2020 marcado por avanços na fotónica

No início do ano, a edição impressa da revista Nature, divulgou a primeira realização experimental de padrões moiré óticos, depois seguiram-se a Nature Photonics onde a primeira observação de feixes localizadas óticos não lineares foi relatada, enquanto a revista Science reportou recentemente a primeira realização experimental de fases topológicas não triviais induzidas pela não linearidade.
As redes moiré resultam da superposição de duas estruturas periódicas idênticas ou semelhantes giradas ou deslocadas uma em relação à outra. Esses padrões aparecem em muitas situações, mesmo na vida quotidiana, incluindo design artístico, indústria têxtil, arquitetura, processamento de imagem, metrologia, interferometria e outros. A implementação de padrões moiré usando estruturas cristalinas bidimensionais (grafeno) já permitiu aos cientistas observar uma rica variedade de fenómenos físicos incomuns que abriram uma nova área no mundo da física bidimensional.
O artigo da Nature “Localization and delocalization of light in photonic moiré lattices” apresenta a primeira realização experimental de padrões moiré óticos, nomeadamente, a primeira demonstração experimental de transição bidimensional localização-deslocalização de feixes de luz em potenciais óticos puramente regulares. O trabalho foi desenvolvido no laboratório de Fanwei Ye, professor da Universidade Jiao Tong de Xangai, na China e contou com a colaboração teórica de Vladimir Konotop, professor do Departamento de Física e investigador do Centro de Física Teórica e Computacional da Ciências ULisboa, e com a colaboração dos laboratórios do Institute of Spectroscopy (IS), na Rússia, e ICFO – The Institute of Photonic Sciences, na Espanha. Na experiência realizada na China foram produzidas redes moiré óticas pitagóricas e hexagonais reconfiguráveis. A transição localização-deslocalização foi observada em redes reconfiguráveis na passagem entre fases comensurável (periódica) e incomensurável (aperiódica).
Baseando-se na tecnologia desenvolvida no artigo da Nature, o mesmo grupo de cientistas continuou o estudo de redes moiré fotónicas para meios não lineares. O artigo "Optical soliton formation controlled by angle twisting in photonic moiré lattices", publicado na Nature Photonics, apresenta esse trabalho, nomeadamente a formação de solitões, isto é, feixes óticos de área finita, em reticulados que passam suavemente de geometrias totalmente periódicas para aperiódicas, com propriedades de limiar que são uma manifestação direta pura da física de bandas planas.
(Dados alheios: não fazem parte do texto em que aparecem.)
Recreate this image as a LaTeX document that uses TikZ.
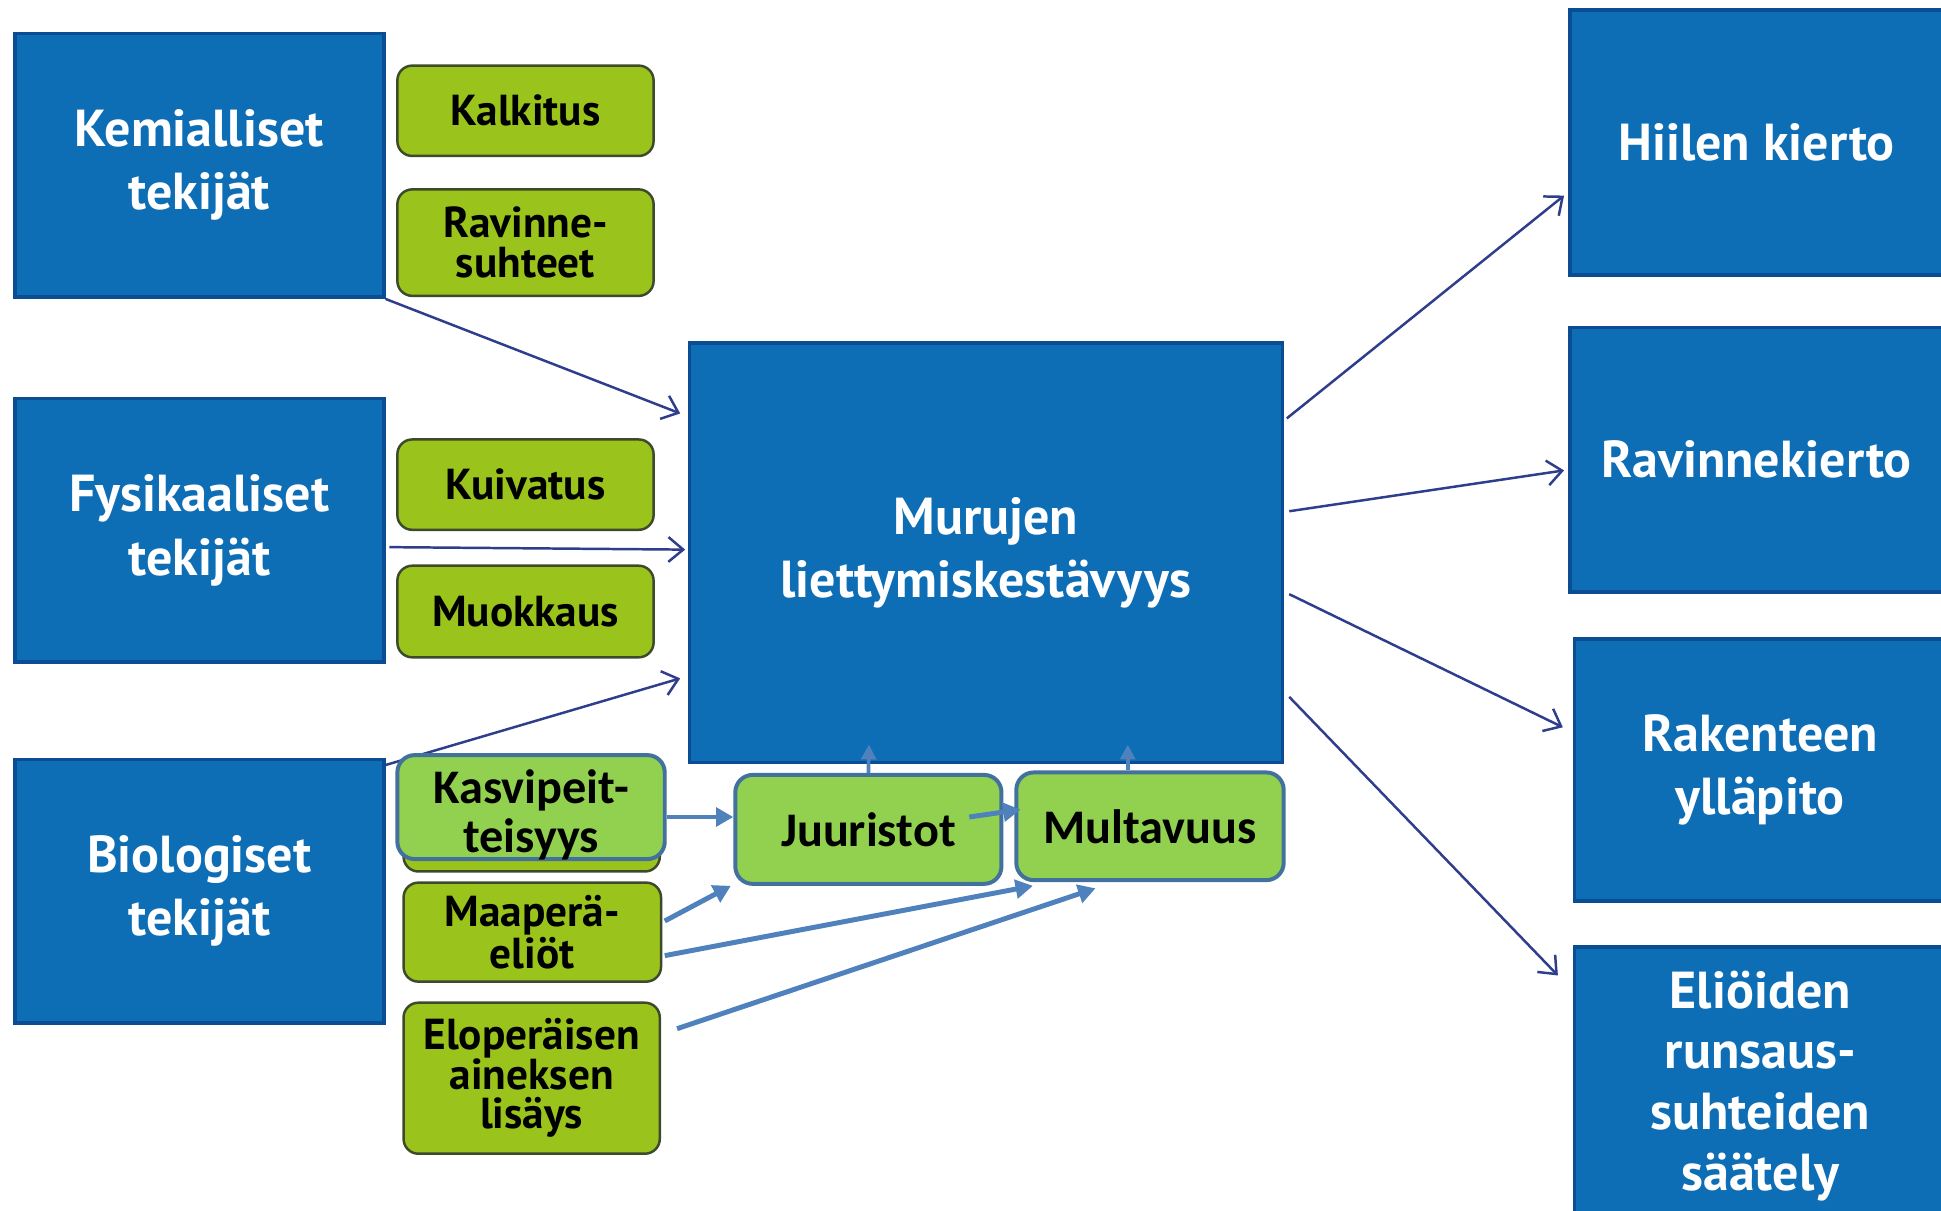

Isoladores topológicos eletrónicos são sólidos que não conduzem eletricidade dentro do seu volume, mas ao mesmo tempo são condutores perfeitos ao longo da sua superfície. Isoladores topológicos fotónicos criados pelas redes de guisa de onda são os análogos óticos de tais isoladores. Em fases, chamadas topológicas, eles guiam a luz ao logo das superfícies destes cristais fotónicos. A propagação de luz em isoladores topológicos, suportados pela estrutura matemática subjacente ao seu design, é dotada pela extrema robustez em relação a imperfeições ou perturbações externas.
No trabalho experimental desenvolvido no laboratório de Alexander Szameit, professor da Universidade de Rostock, na Alemanha, que também contou com o contributo teórico de Vladimir Konotop, bem como dos estudos numéricos do IS e ICFO foi demonstrado pela primeira vez que a fase topológica em cristais fotónicos pode ser induzida pela não linearidade. O trabalho "Nonlinearity-induced photonic topological insulator" foi publicado na revista Science no passado mês de novembro.
Os cientistas demonstraram que a não linearidade ótica pode induzir uma mudança topológica nas propriedades de uma rede fotónica. Em baixa potência, a luz da sonda vaza uniformemente para o resto da rede, uma fase oticamente trivial. Acima da potência limite, a não linearidade ótica induz uma mudança topológica nas propriedades da rede fotónica e a luz da sonda é confinada a se propagar ao longo da borda da estrutura. Os resultados ilustram uma rota para controlar dinamicamente a propagação da luz e levantam questões teóricas como a própria existência, definição, e propriedades de invariantes topológicos de sistemas não lineares.
Para Vladimir Konotop os resultados alcançados recentemente têm um grande interesse para a ciência: "tudo isto tem uma extrema relevância conceptual e novas aplicações da ótica, para a física em geral, e até para a Matemática, uma vez que nas experiências são envolvidos padrões até agora pouco explorados ou mesmo não explorados”.